# One way to Fix “Can't Find Project or VBA Library Error”



## actjfc (Jan 31, 2020)

My Excel friends,

All over the Internet there are explanations about solving this issue in an XLSM file. However, none of the available “solutions” solved my problem. I found a “workaround” easy FIX that may fix your specific file, I will explain the process step by step:

1.- In Windows Explorer, make a backup of your “Can't Find Project or Library.xlsm” file. (Copy and Paste in Windows Explorer)

2.- In Windows Explorer, change a bit the filename of your “Can't Find Project or Library.xlsm” file. Close the Excel file first prior to changing the name. Otherwise, you will not be able to do it.

3.- Run Excel and by using the Excel menu open your  “Can't Find Project or Library (new filename).xlsm” file.

4.-When opening, *DO NOT ENABLE MACROS*. If you Enable Macros, it triggers the “Can't Find Project or VBA Library Error”. If you do not change the filename (Step 2), this option to DO NOT ENABLE MACROS does not show up.

5.-Now SAVE THE FILE AS EXCEL WORKBOOK *XLSX*. Now you should have “Can't Find Project or Library (new filename).xlsx"

6.- CLOSE the  “Can't Find Project or Library (new filename)”.xlsx (*Closing it is Key*. At this step, I have seen that some old non-usable XLSM modules still show up in the xlsx before closing it, so *close it!*. These "modules"  should not be there. If you do no close at this step these modules may misbehave later on. It happened to me!)

7.- Reopen the “Can't Find Project or Library (new filename)”.xlsx (at this step your file is recovered, but you lost all your VBA code in it. There *must not* be any VBA modules in this xlsx file. All VBA modules should disappear)

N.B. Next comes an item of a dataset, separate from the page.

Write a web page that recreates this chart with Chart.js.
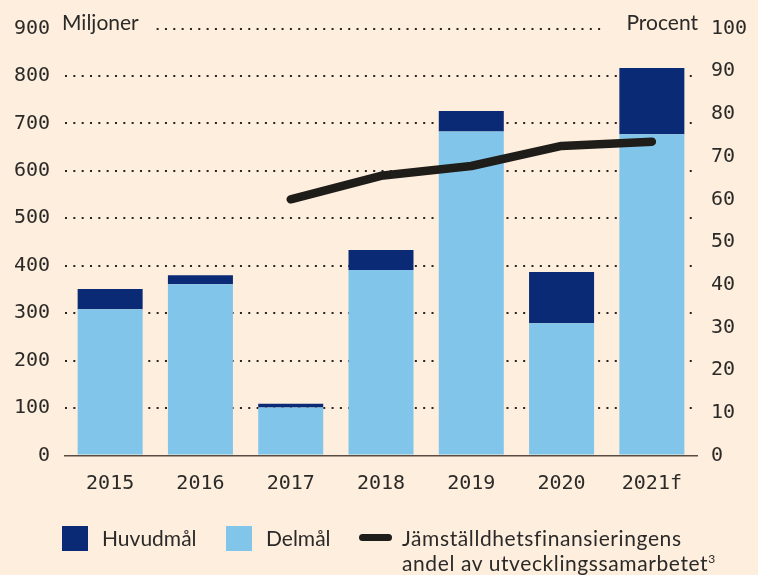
<!DOCTYPE html>
<html>
<head>
<meta charset="utf-8">
<script src="https://cdn.jsdelivr.net/npm/chart.js@4"></script>
<style>
  html, body { margin: 0; padding: 0; background: #fdeedd; }
  #wrap { position: relative; width: 758px; height: 575px; }
  #chart { position: absolute; left: 0; top: 0; }
  .legend { position: absolute; font-family: Lato, sans-serif; font-size: 21px; color: #2b2a28; line-height: 25px; white-space: nowrap; }
  .sw { position: absolute; width: 26px; height: 25px; }
  .ln { position: absolute; width: 33px; height: 7px; border-radius: 4px; background: #1f1d1a; }
  sup { font-size: 12px; vertical-align: 0; position: relative; top: -8px; }
</style>
</head>
<body>
<div id="wrap">
  <canvas id="chart" width="758" height="575"></canvas>
  <div class="sw" style="left:62px; top:526px; background:#0b2a75;"></div>
  <div class="legend" style="left:102px; top:525px;">Huvudmål</div>
  <div class="sw" style="left:226px; top:526px; background:#82c5ea;"></div>
  <div class="legend" style="left:266px; top:525px;">Delmål</div>
  <div class="ln" style="left:359px; top:534px;"></div>
  <div class="legend" style="left:402px; top:525px; letter-spacing:0.6px;">Jämställdhetsfinansieringens<br>andel av utvecklingssamarbetet<sup>3</sup></div>
</div>
<script>
// data
const years = ['2015', '2016', '2017', '2018', '2019', '2020', '2021f'];
const delmal = [308, 361, 101, 391, 683, 279, 677];     // miljoner
const huvudmal = [43, 19, 8, 42, 43, 108, 140];         // miljoner, ovanpå delmål
const andel = [null, null, 60.0, 65.5, 67.8, 72.5, 73.5]; // procent

const BG = '#fdeedd';
const TXT = '#2b2a28';
const monoFont = { family: '"DejaVu Sans Mono", monospace', size: 20 };

// cuts the top grid line for the unit labels and writes them
const unitLabels = {
    id: 'unitLabels',
    afterDatasetsDraw(chart) {
        const ctx = chart.ctx;
        const y = chart.scales.y.getPixelForValue(900);
        ctx.save();
        ctx.fillStyle = BG;
        ctx.fillRect(56, y - 6, 99, 12);
        ctx.fillRect(601, y - 6, 104, 12);
        ctx.fillStyle = TXT;
        ctx.font = '21px Lato, sans-serif';
        ctx.textBaseline = 'alphabetic';
        ctx.textAlign = 'left';
        ctx.fillText('Miljoner', 62, 30);
        ctx.textAlign = 'right';
        ctx.fillText('Procent', 698, 30);
        ctx.restore();
    }
};

new Chart(document.getElementById('chart'), {
    data: {
        labels: years,
        datasets: [
            {
                type: 'line',
                label: 'Jämställdhetsfinansieringens andel av utvecklingssamarbetet',
                data: andel,
                yAxisID: 'y1',
                borderColor: '#1f1d1a',
                borderWidth: 8.5,
                borderCapStyle: 'round',
                borderJoinStyle: 'round',
                pointRadius: 0,
                tension: 0,
                order: 0
            },
            {
                type: 'bar',
                label: 'Delmål',
                data: delmal,
                yAxisID: 'y',
                backgroundColor: '#82c5ea',
                barPercentage: 0.72,
                categoryPercentage: 1,
                order: 1
            },
            {
                type: 'bar',
                label: 'Huvudmål',
                data: huvudmal,
                yAxisID: 'y',
                backgroundColor: '#0b2a75',
                barPercentage: 0.72,
                categoryPercentage: 1,
                order: 1
            }
        ]
    },
    options: {
        responsive: false,
        animation: false,
        layout: { padding: { top: 28.5, left: 0, right: 0, bottom: 0 } },
        plugins: {
            legend: { display: false },
            tooltip: { enabled: false }
        },
        scales: {
            x: {
                stacked: true,
                grid: { display: false },
                border: { display: true, color: '#5b4c43', width: 1.5 },
                ticks: { color: TXT, font: monoFont, padding: 8, maxRotation: 0 },
                afterFit: s => { s.height = 119.5; }
            },
            y: {
                stacked: true,
                position: 'left',
                min: 0,
                max: 900,
                ticks: { stepSize: 100, color: TXT, font: monoFont, padding: 15 },
                grid: {
                    color: ctx => ctx.tick && ctx.tick.value === 0 ? 'rgba(0,0,0,0)' : '#262320',
                    lineWidth: 2,
                    drawTicks: false
                },
                border: { display: false, dash: [2, 6.33] },
                afterFit: s => { s.width = 65; }
            },
            y1: {
                position: 'right',
                min: 0,
                max: 100,
                ticks: { stepSize: 10, color: TXT, font: monoFont, padding: 14 },
                grid: { display: false, drawTicks: false },
                border: { display: false },
                afterFit: s => { s.width = 61; }
            }
        }
    },
    plugins: [unitLabels]
});
</script>
</body>
</html>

8.- Save As again the file, this time as *XLSM*, add the word "recovered" to the name, you should have now  “Can't Find Project or Library (recovered).xlsm” *Close it again*, now open it again and *VERIFY* that the ugly message "Can't Find Project or VBA Library Error" does not show up. *Make a few backups in different locations!!!!*

9.- If you have a prior working old version of your file, you may copy the VBA code from there to the new one, and rebuild the buttons or other Excel features in your fresher recovered xlsm file. (Extra work but better than starting all over again)

The main Excel work is recovered at step 7, it worked for me, and I wanted to share the process with the fellow Excel warriors at Mr. Excel. I recovered one 500 MB Excel file that I have been working in for at least six months. I have many backups, but anyways I would have lost some fundamental changes and hours of work. I was able to recover all my customized VBA macros taking the code from prior versions.

_Do not forget to backup up regularly! Save regularly not just in Excel, do it in Windows Explorer copy and paste your file every hour or so, you will end up with many files with the same filename plus "- Copy (x).xlsm", x =1,2,3.... It is worth the extra seconds it takes. *It is not the same as having the last version automatic xlk backup from Excel*, it happened to me, it was also corrupted wit the same message. (I use Excel 2019 and Windows 10)_

Please, like it and comment if it helped you.

Thanks!


----------



## Roncondor (Apr 14, 2020)

Glad it worked for you - but does anyone know WHY it happened in the first place?


----------



## fgarciag (Apr 2, 2021)

actjfc said:


> My Excel friends,
> 
> All over the Internet there are explanations about solving this issue in an XLSM file. However, none of the available “solutions” solved my problem. I found a “workaround” easy FIX that may fix your specific file, I will explain the process step by step:
> 
> ...


After point number 4, you are able to open the modules by pressing Alt+F11 so you can copy all your modules to a text file. Then proceed with the step number 5 and close the file, then open it again and enter again to the modules (Alt+F11) and paste the code inside. Finally save the as excel workbook.xlsm. And thats it you dont loose anything.


----------